Dataset content ->
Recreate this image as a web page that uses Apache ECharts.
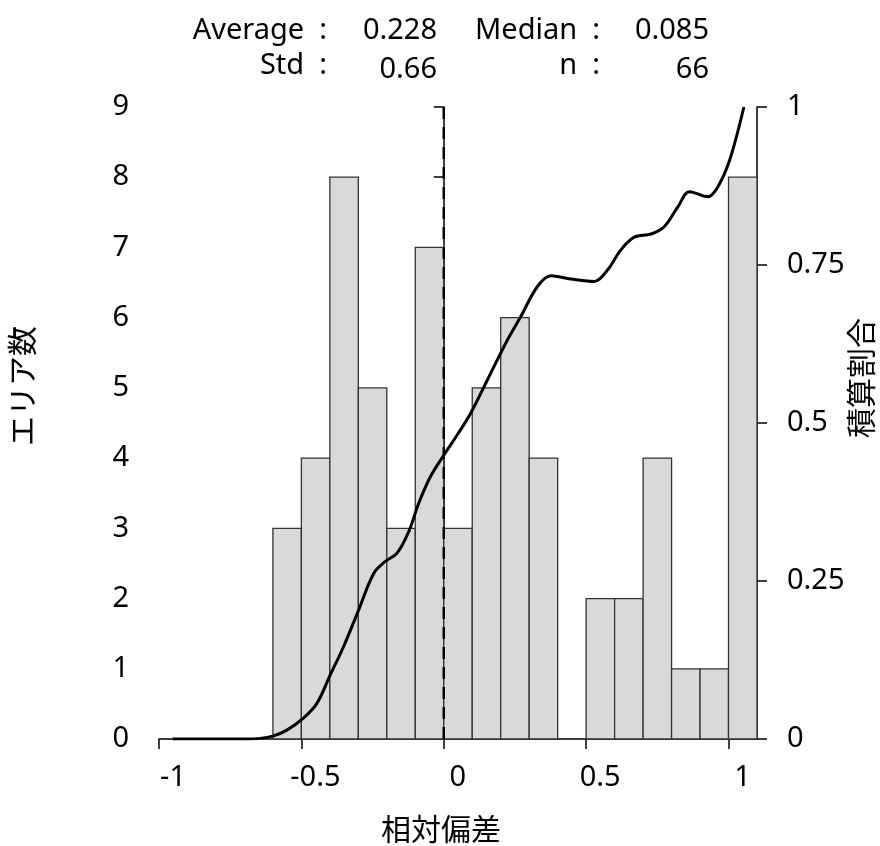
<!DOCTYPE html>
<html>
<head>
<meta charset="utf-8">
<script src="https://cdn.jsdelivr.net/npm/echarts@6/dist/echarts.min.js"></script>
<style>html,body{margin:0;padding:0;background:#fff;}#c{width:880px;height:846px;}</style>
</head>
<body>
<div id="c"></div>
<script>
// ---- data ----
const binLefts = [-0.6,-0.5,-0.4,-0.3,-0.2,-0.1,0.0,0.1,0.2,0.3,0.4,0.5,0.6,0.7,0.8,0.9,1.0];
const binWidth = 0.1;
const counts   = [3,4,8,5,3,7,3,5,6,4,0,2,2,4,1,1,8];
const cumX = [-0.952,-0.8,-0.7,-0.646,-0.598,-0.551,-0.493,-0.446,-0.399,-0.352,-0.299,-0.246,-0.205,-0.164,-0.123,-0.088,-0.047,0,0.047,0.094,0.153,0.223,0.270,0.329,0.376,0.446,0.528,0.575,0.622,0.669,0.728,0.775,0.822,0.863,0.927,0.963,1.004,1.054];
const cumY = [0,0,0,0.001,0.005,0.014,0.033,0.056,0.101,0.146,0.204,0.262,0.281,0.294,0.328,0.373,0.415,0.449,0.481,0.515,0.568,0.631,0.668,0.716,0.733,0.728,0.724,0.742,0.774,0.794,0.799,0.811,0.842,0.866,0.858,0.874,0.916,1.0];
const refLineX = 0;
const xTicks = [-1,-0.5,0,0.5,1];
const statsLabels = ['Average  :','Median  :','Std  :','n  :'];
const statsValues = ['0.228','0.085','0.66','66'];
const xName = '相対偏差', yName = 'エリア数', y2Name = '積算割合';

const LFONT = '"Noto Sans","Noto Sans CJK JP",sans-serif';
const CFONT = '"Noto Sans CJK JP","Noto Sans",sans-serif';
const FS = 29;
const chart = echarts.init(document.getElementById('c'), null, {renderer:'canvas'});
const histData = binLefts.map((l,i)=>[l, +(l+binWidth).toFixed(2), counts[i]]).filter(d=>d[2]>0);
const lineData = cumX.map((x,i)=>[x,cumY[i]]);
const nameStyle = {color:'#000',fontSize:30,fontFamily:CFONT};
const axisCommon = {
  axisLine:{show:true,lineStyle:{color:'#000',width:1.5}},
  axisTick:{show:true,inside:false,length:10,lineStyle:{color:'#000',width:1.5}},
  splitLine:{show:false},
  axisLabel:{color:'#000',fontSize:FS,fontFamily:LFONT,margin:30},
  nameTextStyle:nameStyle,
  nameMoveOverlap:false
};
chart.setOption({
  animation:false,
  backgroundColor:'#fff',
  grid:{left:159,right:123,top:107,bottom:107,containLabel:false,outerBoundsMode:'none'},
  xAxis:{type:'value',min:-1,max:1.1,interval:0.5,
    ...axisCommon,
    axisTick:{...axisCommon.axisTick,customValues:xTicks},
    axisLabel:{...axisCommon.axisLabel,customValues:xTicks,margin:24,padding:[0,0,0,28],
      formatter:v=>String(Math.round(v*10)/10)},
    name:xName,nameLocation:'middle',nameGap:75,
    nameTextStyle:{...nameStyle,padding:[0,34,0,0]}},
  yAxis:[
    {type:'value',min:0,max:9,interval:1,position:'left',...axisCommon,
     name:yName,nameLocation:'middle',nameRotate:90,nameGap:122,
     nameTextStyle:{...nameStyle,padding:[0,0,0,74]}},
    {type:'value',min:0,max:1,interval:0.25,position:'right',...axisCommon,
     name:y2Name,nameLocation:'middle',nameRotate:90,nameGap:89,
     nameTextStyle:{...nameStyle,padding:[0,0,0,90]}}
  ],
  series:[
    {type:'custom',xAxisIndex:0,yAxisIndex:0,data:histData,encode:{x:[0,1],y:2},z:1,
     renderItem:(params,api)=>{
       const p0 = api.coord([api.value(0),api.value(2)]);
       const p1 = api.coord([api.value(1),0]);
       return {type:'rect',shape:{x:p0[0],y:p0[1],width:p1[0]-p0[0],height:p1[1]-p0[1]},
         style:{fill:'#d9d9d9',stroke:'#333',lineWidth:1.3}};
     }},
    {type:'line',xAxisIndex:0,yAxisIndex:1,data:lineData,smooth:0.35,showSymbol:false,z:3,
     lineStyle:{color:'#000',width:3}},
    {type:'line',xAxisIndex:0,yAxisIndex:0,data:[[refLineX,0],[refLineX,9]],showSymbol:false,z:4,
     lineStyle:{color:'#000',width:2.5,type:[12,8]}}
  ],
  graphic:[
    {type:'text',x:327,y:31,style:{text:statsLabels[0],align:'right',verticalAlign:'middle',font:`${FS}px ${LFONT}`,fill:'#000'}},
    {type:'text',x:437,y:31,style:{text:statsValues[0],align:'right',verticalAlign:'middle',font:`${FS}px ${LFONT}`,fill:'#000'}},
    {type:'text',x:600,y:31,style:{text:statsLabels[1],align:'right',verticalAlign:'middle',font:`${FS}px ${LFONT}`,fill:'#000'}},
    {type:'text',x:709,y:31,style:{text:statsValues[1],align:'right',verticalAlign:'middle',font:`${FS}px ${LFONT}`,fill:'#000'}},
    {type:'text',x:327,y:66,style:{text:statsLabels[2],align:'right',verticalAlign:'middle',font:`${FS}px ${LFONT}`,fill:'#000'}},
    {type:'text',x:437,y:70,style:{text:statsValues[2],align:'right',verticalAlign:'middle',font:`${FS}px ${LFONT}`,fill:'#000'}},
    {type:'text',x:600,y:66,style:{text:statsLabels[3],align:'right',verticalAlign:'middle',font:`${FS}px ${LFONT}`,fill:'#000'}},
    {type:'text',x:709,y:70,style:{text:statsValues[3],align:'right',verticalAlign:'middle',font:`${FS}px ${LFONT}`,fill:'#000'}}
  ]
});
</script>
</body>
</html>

Task brief -> Repeat, word for word and with no pictures, only the lines running from the beginning of the data to the line that contains "const xName = '相対偏差', yName".

Full response ->
Recreate this image as a web page that uses Apache ECharts.
<!DOCTYPE html>
<html>
<head>
<meta charset="utf-8">
<script src="https://cdn.jsdelivr.net/npm/echarts@6/dist/echarts.min.js"></script>
<style>html,body{margin:0;padding:0;background:#fff;}#c{width:880px;height:846px;}</style>
</head>
<body>
<div id="c"></div>
<script>
// ---- data ----
const binLefts = [-0.6,-0.5,-0.4,-0.3,-0.2,-0.1,0.0,0.1,0.2,0.3,0.4,0.5,0.6,0.7,0.8,0.9,1.0];
const binWidth = 0.1;
const counts   = [3,4,8,5,3,7,3,5,6,4,0,2,2,4,1,1,8];
const cumX = [-0.952,-0.8,-0.7,-0.646,-0.598,-0.551,-0.493,-0.446,-0.399,-0.352,-0.299,-0.246,-0.205,-0.164,-0.123,-0.088,-0.047,0,0.047,0.094,0.153,0.223,0.270,0.329,0.376,0.446,0.528,0.575,0.622,0.669,0.728,0.775,0.822,0.863,0.927,0.963,1.004,1.054];
const cumY = [0,0,0,0.001,0.005,0.014,0.033,0.056,0.101,0.146,0.204,0.262,0.281,0.294,0.328,0.373,0.415,0.449,0.481,0.515,0.568,0.631,0.668,0.716,0.733,0.728,0.724,0.742,0.774,0.794,0.799,0.811,0.842,0.866,0.858,0.874,0.916,1.0];
const refLineX = 0;
const xTicks = [-1,-0.5,0,0.5,1];
const statsLabels = ['Average  :','Median  :','Std  :','n  :'];
const statsValues = ['0.228','0.085','0.66','66'];
const xName = '相対偏差', yName = 'エリア数', y2Name = '積算割合';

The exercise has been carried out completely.